= Prompt =
Set all the material down again unchanged, without the pictures.

= Data shown =
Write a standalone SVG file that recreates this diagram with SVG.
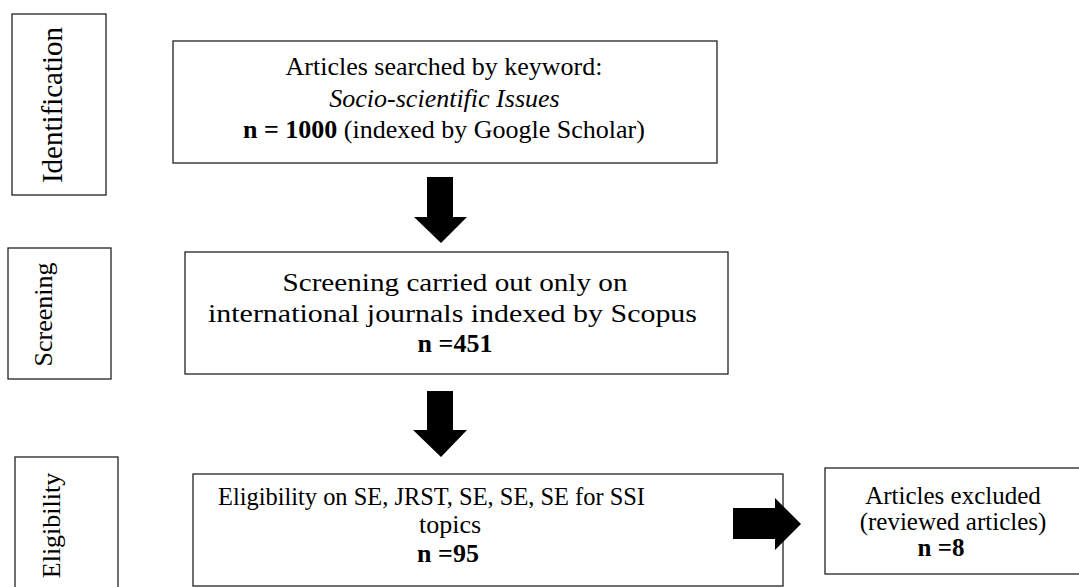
<svg xmlns="http://www.w3.org/2000/svg" width="1079" height="587" viewBox="0 0 1079 587">
<style>
.box{fill:#fff;stroke:#222;stroke-width:1.3}
.t{font-family:"Liberation Serif","Times New Roman",serif;fill:#000;text-anchor:middle}
.c{font-family:"Liberation Serif","Times New Roman",serif;fill:#000;text-anchor:middle}
.b{font-weight:bold}
.arrow{fill:#000}
</style>
<rect width="1079" height="587" fill="#fff"/>
<g id="label-identification">
<rect class="box" x="12" y="14" width="94" height="181"/>
<text class="t" font-size="29" transform="translate(61.5,105) rotate(-90)">Identification</text>
</g>
<g id="label-screening">
<rect class="box" x="8" y="248" width="103" height="131"/>
<text class="t" font-size="26" transform="translate(52,314.5) rotate(-90)">Screening</text>
</g>
<g id="label-eligibility">
<rect class="box" x="15" y="457" width="103" height="140"/>
<text class="t" font-size="26" transform="translate(60,525.5) rotate(-90)">Eligibility</text>
</g>
<g id="node-identification">
<rect class="box" x="173" y="41" width="544" height="122"/>
<text class="t" font-size="26" x="444" y="75">Articles searched by keyword:</text>
<text class="t" font-size="26" x="444.5" y="107" font-style="italic">Socio-scientific Issues</text>
<text class="t" font-size="26" x="444" y="138"><tspan class="b">n = 1000</tspan> (indexed by Google Scholar)</text>
</g>
<g id="node-screening">
<rect class="box" x="185" y="252" width="543" height="122"/>
<text class="c" font-size="26" x="455" y="291" textLength="345" lengthAdjust="spacingAndGlyphs">Screening carried out only on</text>
<text class="c" font-size="26" x="452.5" y="322" textLength="489" lengthAdjust="spacingAndGlyphs">international journals indexed by Scopus</text>
<text class="c b" font-size="26" x="455" y="352">n =451</text>
</g>
<g id="node-eligibility">
<rect class="box" x="193" y="474" width="590" height="112"/>
<text class="c" font-size="26" x="431.5" y="505" textLength="427" lengthAdjust="spacingAndGlyphs">Eligibility on SE, JRST, SE, SE, SE for SSI</text>
<text class="c" font-size="26" x="450" y="533">topics</text>
<text class="c b" font-size="26" x="448" y="562">n =95</text>
</g>
<g id="node-excluded">
<rect class="box" x="825" y="468" width="260" height="106"/>
<text class="t" font-size="25" x="953" y="504">Articles excluded</text>
<text class="t" font-size="25" x="953" y="530">(reviewed articles)</text>
<text class="t b" font-size="25" x="941" y="556">n =8</text>
</g>
<g id="connectors">
<polygon class="arrow" points="427,177 453,177 453,217 467,217 441,243 414,217 427,217"/>
<polygon class="arrow" points="427,391 453,391 453,430 467,430 441,457 413,430 427,430"/>
<polygon class="arrow" points="733,508 775,508 775,498 801,524 775,550 775,539 733,539"/>
</g>
</svg>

= Exercise output =
Write a standalone SVG file that recreates this diagram with SVG.
<svg xmlns="http://www.w3.org/2000/svg" width="1079" height="587" viewBox="0 0 1079 587">
<style>
.box{fill:#fff;stroke:#222;stroke-width:1.3}
.t{font-family:"Liberation Serif","Times New Roman",serif;fill:#000;text-anchor:middle}
.c{font-family:"Liberation Serif","Times New Roman",serif;fill:#000;text-anchor:middle}
.b{font-weight:bold}
.arrow{fill:#000}
</style>
<rect width="1079" height="587" fill="#fff"/>
<g id="label-identification">
<rect class="box" x="12" y="14" width="94" height="181"/>
<text class="t" font-size="29" transform="translate(61.5,105) rotate(-90)">Identification</text>
</g>
<g id="label-screening">
<rect class="box" x="8" y="248" width="103" height="131"/>
<text class="t" font-size="26" transform="translate(52,314.5) rotate(-90)">Screening</text>
</g>
<g id="label-eligibility">
<rect class="box" x="15" y="457" width="103" height="140"/>
<text class="t" font-size="26" transform="translate(60,525.5) rotate(-90)">Eligibility</text>
</g>
<g id="node-identification">
<rect class="box" x="173" y="41" width="544" height="122"/>
<text class="t" font-size="26" x="444" y="75">Articles searched by keyword:</text>
<text class="t" font-size="26" x="444.5" y="107" font-style="italic">Socio-scientific Issues</text>
<text class="t" font-size="26" x="444" y="138"><tspan class="b">n = 1000</tspan> (indexed by Google Scholar)</text>
</g>
<g id="node-screening">
<rect class="box" x="185" y="252" width="543" height="122"/>
<text class="c" font-size="26" x="455" y="291" textLength="345" lengthAdjust="spacingAndGlyphs">Screening carried out only on</text>
<text class="c" font-size="26" x="452.5" y="322" textLength="489" lengthAdjust="spacingAndGlyphs">international journals indexed by Scopus</text>
<text class="c b" font-size="26" x="455" y="352">n =451</text>
</g>
<g id="node-eligibility">
<rect class="box" x="193" y="474" width="590" height="112"/>
<text class="c" font-size="26" x="431.5" y="505" textLength="427" lengthAdjust="spacingAndGlyphs">Eligibility on SE, JRST, SE, SE, SE for SSI</text>
<text class="c" font-size="26" x="450" y="533">topics</text>
<text class="c b" font-size="26" x="448" y="562">n =95</text>
</g>
<g id="node-excluded">
<rect class="box" x="825" y="468" width="260" height="106"/>
<text class="t" font-size="25" x="953" y="504">Articles excluded</text>
<text class="t" font-size="25" x="953" y="530">(reviewed articles)</text>
<text class="t b" font-size="25" x="941" y="556">n =8</text>
</g>
<g id="connectors">
<polygon class="arrow" points="427,177 453,177 453,217 467,217 441,243 414,217 427,217"/>
<polygon class="arrow" points="427,391 453,391 453,430 467,430 441,457 413,430 427,430"/>
<polygon class="arrow" points="733,508 775,508 775,498 801,524 775,550 775,539 733,539"/>
</g>
</svg>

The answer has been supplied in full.